At the beginning of this summer I was introduced to the ‘The Dictionary of Obscure Sorrows’. It is both a web page and a YouTube channel created by John Koenig which ascribes a word for emotions that people often feel but have no words to explain them - a feeling I personally experience a lot. John Koenig aims to ‘fill a hole’ in human language.

For me, Christmas is my favourite time of the year but closely following it is firework night: November the 5th. Usually, myself and my family will go to a firework show not far from where we live at a race course track. It’s always an evening where I get the sense of being overwhelmed and it’s rare for me to go through a firework night without crying.
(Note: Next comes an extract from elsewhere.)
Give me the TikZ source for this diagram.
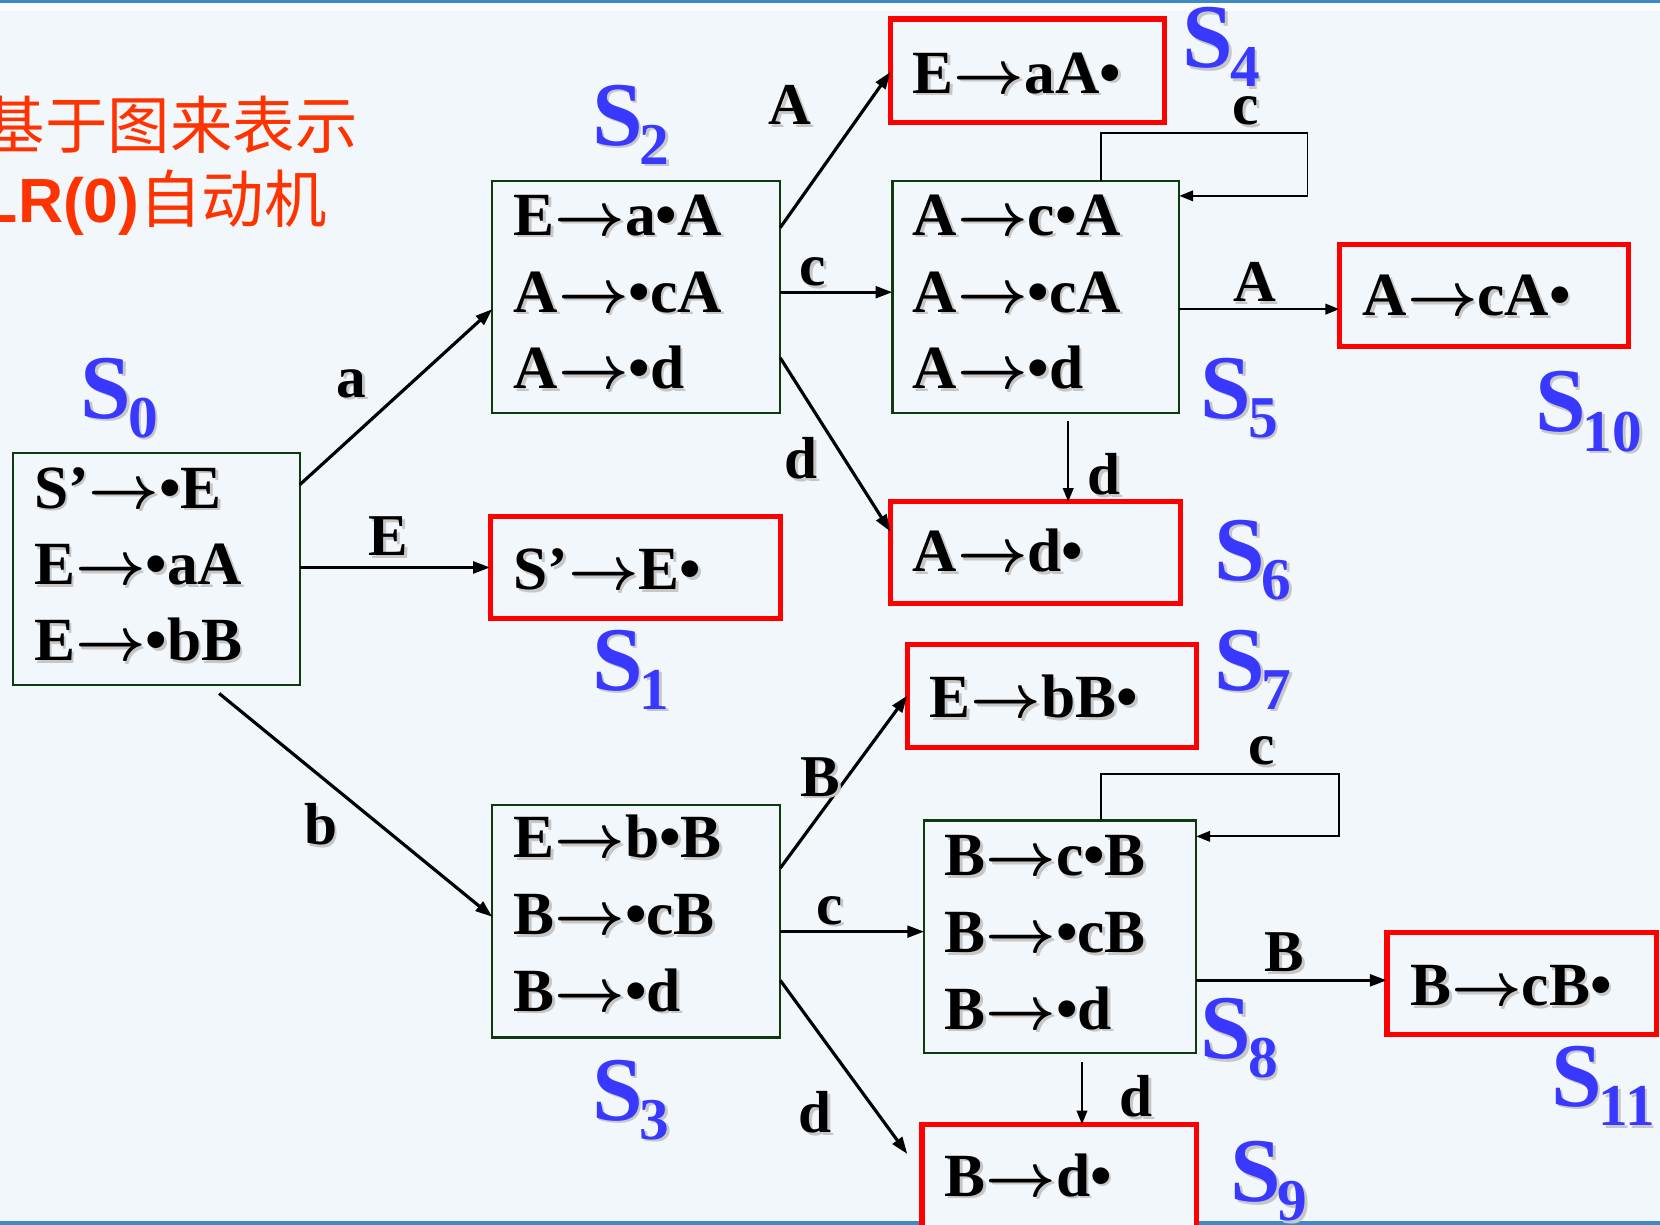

Until I was looking through some of the definitions in The Dictionary of Obscure Sorrows, I’ve never really been able to describe or understand how I was feeling. John Koenig has done such a good job in capturing the feelings I get so often but can never really articulate when people ask me why I cry.

Here’s a few from the Dictionary that I feel describe this emotion pretty well: 

Dès Vu: Describes the awareness that the moment you’re in will become a memory in a second or two. That you’re experiencing this precious moment but everything will soon be completely different. That you’re a time traveller leaping into the future in small tentative steps always taking one last look before moving on.

 I get this feeling when I’m looking up at the fireworks. It’s a moment when I look at my family and all the families around me and I am so thankful I have them in my life. That we’re all so lucky to be healthy and happy and to have each other. But, alongside that happiness, I can never seem to remove the thought that in 15 minutes we’ll be on our way home and I’ll have that night to look back on. It will be over and I probably won’t stop to think about how lucky I am for a while. It makes me realise how much I take for granted and how many precious moments I’ve let slip past me and be forgotten.  

Astrophe: The feeling of being stuck on earth and the more you look to the sky the more you find yourself back on earth.

This one is particularly relevant to firework night because it’s probably the day of the year where I look up to the sky for the longest amount of time. As I’m standing there looking up waiting for the fireworks to start or whilst I am watching them, the same thoughts always pass through my mind: this world we live in is so odd. That I’m looking up at fireworks surrounded by funfair stalls and happy families but half way across the world in another place, on the same day, at the same time, there are people living in poverty and deprivation. There are so many people all over the world, all of us stuck here, put on the same planet who are looking up at the same sky and the same moon but all in such different places physically and emotionally.   

Zenosyne: the sense that time keeps going faster, that you’re a different person every year and that your life is a spiral that you’re already half way through.

Every year I look up at the sky and I’m surrounded by the same beautiful family and friends that have always been there. I always take a minute to think back to where we all were last year, about what was yet to happen and where the last year has taken us. But no matter what the year has thrown at any of us, we always seem to be standing In the same place, the same old us, with just a little bit more living in us I guess. Then I wonder what the next year will bring, what I’ll be reminiscing about this time next year and how some of our lives will have changed in any way, big or small. As odd as it sounds, I feel like I think about the year that’s passed and the year ahead more so on firework night than I do on New Year's Eve.

Firework night for me is a time that triggers all of these feelings and emotions of gratitude for what I have. It is a time when I’m forced to take a minute to be thankful for it, for everyone and everything that I have. It makes me realise just how much looking up at the sky can clear your mind, and how I should definitely take more time out to look up and think and say thank you.